Header file sysexits.h has a list of standard exit codes. It seems to date back to at least 1993 and some big projects like Postfix use it, so I imagine it's the way to go.
From the OpenBSD man page:
According to style(9), it is not good practice to call exit(3) with arbitrary values to indicate a failure condition when ending a program. Instead, the predefined exit codes from sysexits should be used, so the caller of the process can get a rough estimation about the failure class without looking up the source code.
To a first approximation, 0 is success, non-zero is failure, with 1 being general failure, and anything larger than one being a specific failure. Aside from the trivial exceptions of false and test, which are both designed to give 1 for success, there's a few other exceptions I found.
More realistically, 0 means success or maybe failure, 1 means general failure or maybe success, 2 means general failure if 1 and 0 are both used for success, but maybe success as well.
The diff command gives 0 if files compared are identical, 1 if they differ, and 2 if binaries are different. 2 also means failure. The less command gives 1 for failure unless you fail to supply an argument, in which case, it exits 0 despite failing.
The more command and the spell command give 1 for failure, unless the failure is a result of permission denied, nonexistent file, or attempt to read a directory. In any of these cases, they exit 0 despite failing.
Then the expr command gives 1 for success unless the output is the empty string or zero, in which case, 0 is success. 2 and 3 are failure.
Then there's cases where success or failure is ambiguous. When grep fails to find a pattern, it exits 1, but it exits 2 for a genuine failure (like permission denied). klist also exits 1 when it fails to find a ticket, although this isn't really any more of a failure than when grep doesn't find a pattern, or when you ls an empty directory.
So, unfortunately, the Unix powers that be don't seem to enforce any logical set of rules, even on very commonly used executables.
Programs return a 16 bit exit code. If the program was killed with a signal then the high order byte contains the signal used, otherwise the low order byte is the exit status returned by the programmer.
How that exit code is assigned to the status variable $? is then up to the shell.
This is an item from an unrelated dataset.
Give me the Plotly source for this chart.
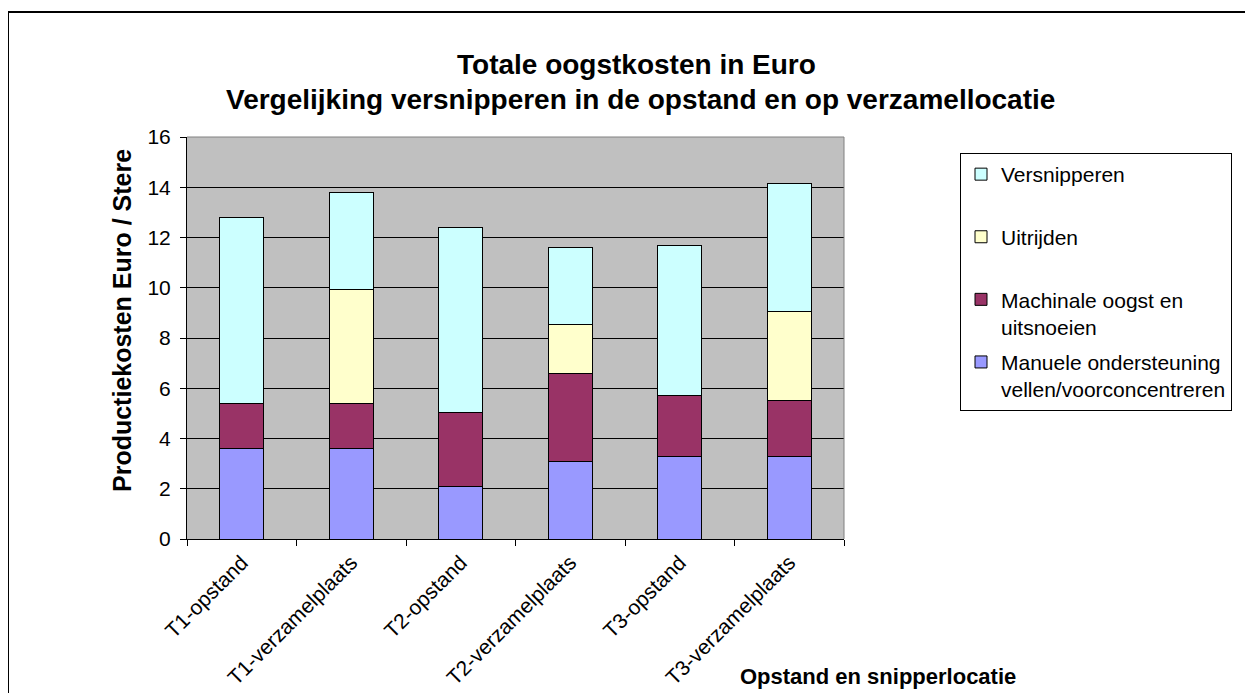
import plotly.graph_objects as go

categories = ["T1-opstand", "T1-verzamelplaats", "T2-opstand", "T2-verzamelplaats", "T3-opstand", "T3-verzamelplaats"]
manuele = [3.6, 3.6, 2.1, 3.1, 3.3, 3.3]
machinale = [1.8, 1.8, 2.95, 3.5, 2.4, 2.2]
uitrijden = [0, 4.55, 0, 1.95, 0, 3.55]
versnipperen = [7.4, 3.85, 7.35, 3.05, 6.0, 5.1]

series_names = ["Manuele ondersteuning<br>vellen/voorconcentreren", "Machinale oogst en<br>uitsnoeien", "Uitrijden<br> ", "Versnipperen<br> "]
series_values = [manuele, machinale, uitrijden, versnipperen]
series_colors = ["#9999FF", "#993366", "#FFFFCC", "#CCFFFF"]
legend_ranks = [4, 3, 2, 1]

FONT = "Arial, Liberation Sans, sans-serif"

fig = go.Figure()
for name, vals, col, rk in zip(series_names, series_values, series_colors, legend_ranks):
    fig.add_trace(go.Bar(x=categories, y=vals, name=name, legendgroup=name, legendrank=rk,
                         marker=dict(color=col, line=dict(color="black", width=1)),
                         width=0.4))

# screen pixel geometry (page has an 8px body margin)
OFF = 8
L, R, T, B = 187, 844, 137, 539
W, H = 1253 - OFF, 693 - OFF
pw, ph = R - L, B - T

def px(x):
    return (x - L) / pw

def py(y):
    return (B - y) / ph

fig.update_layout(
    width=W, height=H,
    margin=dict(l=L - OFF, r=W - (R - OFF), t=T - OFF, b=H - (B - OFF), pad=0, autoexpand=False),
    paper_bgcolor="white", plot_bgcolor="#C0C0C0",
    barmode="stack", bargap=0.6,
    font=dict(family=FONT, color="black", size=21),
    showlegend=True,
    legend=dict(x=px(960), y=py(153), xanchor="left", yanchor="top",
                bgcolor="white", bordercolor="black", borderwidth=1,
                traceorder="grouped", tracegroupgap=5, valign="top",
                font=dict(family=FONT, size=21, color="black")),
    xaxis=dict(type="category", showline=True, linecolor="black", linewidth=1,
               ticks="outside", ticklen=6, tickcolor="black", tickson="boundaries",
               tickangle=-45, ticklabelstandoff=2, automargin=False,
               tickfont=dict(size=21, family=FONT, color="black"),
               showgrid=False, zeroline=False, fixedrange=True),
    yaxis=dict(range=[0, 16], dtick=2, showline=True, linecolor="black", linewidth=1,
               ticks="outside", ticklen=6, tickcolor="black", ticklabelstandoff=5, automargin=False,
               tickfont=dict(size=21, family=FONT, color="black"),
               showgrid=True, gridcolor="black", gridwidth=1, zeroline=False),
)

annotations = [
    dict(text="<b>Totale oogstkosten in Euro</b>", x=px(636), y=py(64), xref="paper", yref="paper",
         xanchor="center", yanchor="middle", showarrow=False, font=dict(size=28, family=FONT)),
    dict(text="<b>Vergelijking versnipperen in de opstand en op verzamellocatie</b>", x=px(640), y=py(100),
         xref="paper", yref="paper", xanchor="center", yanchor="middle", showarrow=False,
         font=dict(size=28, family=FONT)),
    dict(text="<b>Productiekosten Euro / Stere</b>", x=px(122), y=py(321), xref="paper", yref="paper",
         xanchor="center", yanchor="middle", textangle=-90, showarrow=False, font=dict(size=25, family=FONT)),
    dict(text="<b>Opstand en snipperlocatie</b>", x=px(878), y=py(676), xref="paper", yref="paper",
         xanchor="center", yanchor="middle", showarrow=False, font=dict(size=22, family=FONT)),
]
fig.update_layout(annotations=annotations)

shapes = [
    # outer chart border
    dict(type="rect", xref="paper", yref="paper", x0=px(8), x1=px(1252), y0=py(720), y1=py(12),
         line=dict(color="black", width=2), fillcolor="rgba(0,0,0,0)", layer="below"),
    # plot area frame (top and right), grey
    dict(type="line", xref="paper", yref="paper", x0=0, x1=1, y0=1, y1=1, line=dict(color="#808080", width=1)),
    dict(type="line", xref="paper", yref="paper", x0=1, x1=1, y0=0, y1=1, line=dict(color="#808080", width=1)),
]
fig.update_layout(shapes=shapes)

fig.write_html("out.html")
Bash keeps the lower 7 bits of the status and then uses 128 + (signal nr) for indicating a signal.
The only "standard" convention for programs is 0 for success, non-zero for error. Another convention used is to return errno on error.
Standard Unix exit codes are defined by sysexits.h, as David mentioned.
The same exit codes are used by portable libraries such as Poco - here is a list of them:
Class Poco::Util::Application, ExitCode
A signal 11 is a SIGSEGV (segment violation) signal, which is different from a return code. This signal is generated by the kernel in response to a bad page access, which causes the program to terminate. A list of signals can be found in the signal man page (run "man signal").
When Linux returns 0, it means success. Anything else means failure. Each program has its own exit codes, so it would been quite long to list them all...!
About the 11 error code, it's indeed the segmentation fault number, mostly meaning that the program accessed a memory location that was not assigned.
Some are convention, but some other reserved ones are part of POSIX standard.
126 -- A file to be executed was found, but it was not an executable utility.
127 -- A utility to be executed was not found.
>128 -- A command was interrupted by a signal.
See the section RATIONALE of man 1p exit.